This is becoming a difficult phase for all those who have been operating from a comfort zone to predict and forecast what is in store for their relevant sectors in the coming days. As various wish lists are pouring from different quarters on the movement of Indian economy in the aftermath of one of the most spectacular decisions taken by the government in the last 7 decades, it is quite risky to base our prediction on what has happened so far and extrapolate the same for the coming months. Amidst the near consensus on the laudable objective of the demonetisation move, the large group that is critical on the pains inflicted on the common man by the terse decision of 8th November must reflect on the fact that innumerable measures preceded by emotional speeches by our predecessors to destroy the evil spectre of black money have all resulted in little impact to clear the scourge and India has been gradually moving up in the ranking of a corrupt economy in the world.
The common man has been deprived of their basic rights of earning a proper livelihood and greasing the palm of greedy agents in every walks of our life has been institutionalised as salient feature of all transactions. A drastic step was needed, something totally out of the box and sudden, to preclude any defensive actions by those for whom it is targeted. The coming days would unfold the real picture, the efficacy of the measure in eradicating this single barrier to reduce poverty and inequality. This may be the last chance to fulfill the most ambitious dream of our Constitution.
Meanwhile CSO has released Q2 GVA/GDP data with GDP derived from GVA. It has attempted to bifurcate in each sector the roles played by organised listed companies and unorganised units. The organised sectoral trend captured by BSE/NSE data on GVAs has been combined with IIP data in the specific sector like manufacturing.
In mining sector, IIP data on coal, crude oil and natural gas along with IIP in mining has been taken into account.
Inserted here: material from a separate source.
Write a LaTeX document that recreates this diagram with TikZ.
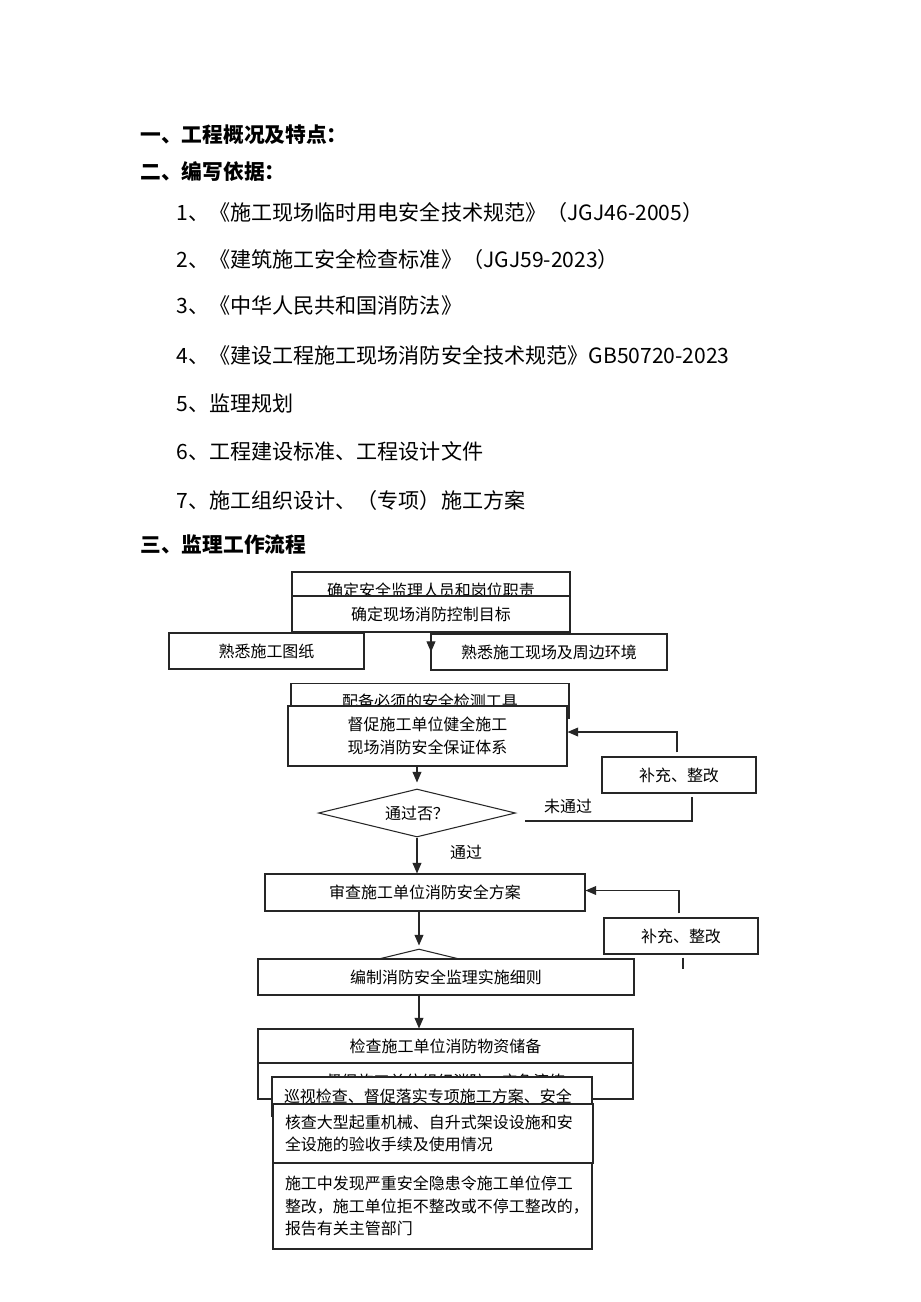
\documentclass[tikz,border=0pt]{standalone}
\usepackage{fontspec}
\setmainfont{Noto Sans CJK SC}
\usetikzlibrary{shapes.geometric,arrows.meta}
\newcommand{\px}{0.02cm}
\tikzset{
  box/.style={draw=black!85, line width=0.6pt, fill=white, inner sep=0pt,
    font=\fontsize{9.1pt}{12.8pt}\selectfont, align=center},
  tbox/.style={box, align=left, inner xsep=12*\px},
  decide/.style={box, diamond, aspect=4, inner sep=0pt},
  line/.style={draw=black!85, line width=0.6pt},
  arr/.style={line, -{Triangle[length=6pt,width=5pt]}},
  head/.style={anchor=west, inner sep=0pt, font=\fontsize{11.8pt}{14pt}\selectfont\bfseries},
  item/.style={anchor=west, inner sep=0pt, font=\fontsize{12pt}{14pt}\selectfont},
  lbl/.style={inner sep=0pt, font=\fontsize{9.1pt}{11pt}\selectfont}
}
\begin{document}
\begin{tikzpicture}[x=\px, y=-\px]
  \useasboundingbox[fill=white] (0,0) rectangle (920,1302);
  % headings and list
  \node[head] (h1) at (140,135) {一、工程概况及特点：};
  \node[head] (h2) at (140,172) {二、编写依据：};
  \node[item] (r1) at (176,212) {1、《施工现场临时用电安全技术规范》（JGJ46-2005）};
  \node[item] (r2) at (176,259) {2、《建筑施工安全检查标准》（JGJ59-2023）};
  \node[item] (r3) at (176,305) {3、《中华人民共和国消防法》};
  \node[item] (r4) at (176,355) {4、《建设工程施工现场消防安全技术规范》GB50720-2023};
  \node[item] (r5) at (176,403) {5、监理规划};
  \node[item] (r6) at (176,451) {6、工程建设标准、工程设计文件};
  \node[item] (r7) at (176,500) {7、施工组织设计、（专项）施工方案};
  \node[head] (h3) at (140,545) {三、监理工作流程};
  % flow chart
  \node[box, minimum width=278*\px, minimum height=36*\px] (staff) at (431,590) {确定安全监理人员和岗位职责};
  \node[box, minimum width=278*\px, minimum height=36*\px] (goal) at (431,614) {确定现场消防控制目标};
  \node[box, minimum width=195*\px, minimum height=36*\px] (drw) at (266.5,651) {熟悉施工图纸};
  \node[box, minimum width=236*\px, minimum height=36*\px] (site) at (549,652) {熟悉施工现场及周边环境};
  \node[box, minimum width=278*\px, minimum height=35*\px] (tools) at (430,701) {配备必须的安全检测工具};
  \node[box, minimum width=279*\px, minimum height=60*\px] (sys) at (427.5,736) {督促施工单位健全施工\\现场消防安全保证体系};
  \node[decide, minimum width=197*\px, minimum height=48*\px] (pass) at (417,813) {通过否？};
  \node[box, minimum width=154*\px, minimum height=36*\px] (fixA) at (679,775) {补充、整改};
  \node[box, minimum width=320*\px, minimum height=37*\px] (plan) at (425,892.5) {审查施工单位消防安全方案};
  \node[box, minimum width=154*\px, minimum height=36*\px] (fixB) at (681,936) {补充、整改};
  \node[decide, minimum width=180*\px, minimum height=44*\px] (pass2) at (419,971) {};
  \node[box, minimum width=376*\px, minimum height=36*\px] (rules) at (446,977) {编制消防安全监理实施细则};
  \node[box, minimum width=375*\px, minimum height=34*\px] (stock) at (445.5,1046) {检查施工单位消防物资储备};
  \node[box, minimum width=375*\px, minimum height=36*\px] (drill) at (445.5,1081) {督促施工单位组织消防、应急演练};
  \node[tbox, text width=296*\px, minimum height=39*\px] (patrol) at (432,1096.5) {巡视检查、督促落实专项施工方案、安全};
  \node[tbox, text width=296*\px, minimum height=59*\px] (crane) at (433,1133.5) {核查大型起重机械、自升式架设设施和安\\全设施的验收手续及使用情况};
  \node[tbox, text width=295*\px, minimum height=86*\px] (stop) at (432.5,1206) {施工中发现严重安全隐患令施工单位停工\\整改，施工单位拒不整改或不停工整改的，\\报告有关主管部门};
  % connectors
  \draw[arr] (goal.south) -- (goal.south |- site.west);
  \draw[arr] (pass.north |- sys.south) -- ([yshift=6*\px]pass.north);
  \draw[arr] (pass.south) -- (pass.south |- plan.north);
  \draw[line] ([xshift=9*\px,yshift=-8*\px]pass.east) -| ([xshift=13*\px,yshift=-3*\px]fixA.south);
  \draw[arr] ([xshift=-2*\px,yshift=4*\px]fixA.north) |- ([yshift=4*\px]sys.east);
  \draw[arr] ([xshift=-2*\px,yshift=4*\px]fixB.north) |- ([yshift=2*\px]plan.east);
  \draw[line] ([xshift=2*\px,yshift=-3*\px]fixB.south) -- ++(0,11);
  \draw[arr] (pass2.north |- plan.south) -- ([yshift=3*\px]pass2.north);
  \draw[arr] ([yshift=2*\px]pass2.north |- rules.south) -- (pass2.north |- stock.north);
  \node[lbl] (no) at (568,806) {未通过};
  \node[lbl] (yes) at (466,852) {通过};
\end{tikzpicture}
\end{document}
The breakup of organised sector and unorganised and tiny sector in manufacturing into 70 and 22%, respectively shows that GVA in manufacturing has grown by 8.1% in H1 of FY17 as compared to 8.2% in corresponding period last year.
Last year’s data has been extrapolated by deflating corporate sector estimates with appropriate price indices.
IIP data for HI in FY17 indicates a paltry growth of (-) 0.8% in manufacturing against GVA growth of 8.1%. Has the rise in prices of finished manufactured items grown so appreciably during the period to compensate the poor growth in output in the sector? The GVA growth also implies that costs of input materials have either been stagnant or their rise has been fully met by increase in finished products’ prices.
One may tend to wonder which indicator (GVA or Output) best summarises the impact on demand for steel.
The wider the gap between GVA and physical output in manufacturing, the positive impact on steel demand is likely to be minimal. The current scenario is no exception. Another critical element in the exercise is growth in Gross Fixed Capital Formation that largely influences the GVA in various sectors. It is seen that GFCF (at 2011-12 prices) had a slow progress in H1 in current fiscal by coming down to (-) 4.4% growth from 8.4% achieved in last year. As a result its share in GDP at market prices has fallen from 32.8% in H1 of last year to 29.3% in the current year. This is worrisome and has to be reversed to influence the fate of steel industry.
The other important aspect is declining steel intensity in GFCF over the past few years. Industrial GFCF has given way to rise in GFCF in tertiary sector components like trade, hotel, financial and professional services, public administration, defence, communication and broadcasting and other non-commodity segments.
The GFCF in construction, machinery and equipments is likely to receive a big push with the spate of big investment earmarked in infrastructure building in the country. The ongoing projects in DFC, industrial corridors, metro rail, civil aviation, ports, Sagarmala have the potential to raise the share of GFCF in GDP.
However, enhancing steel intensity in all these investments requires a country wide awareness campaign in favour of steel based construction.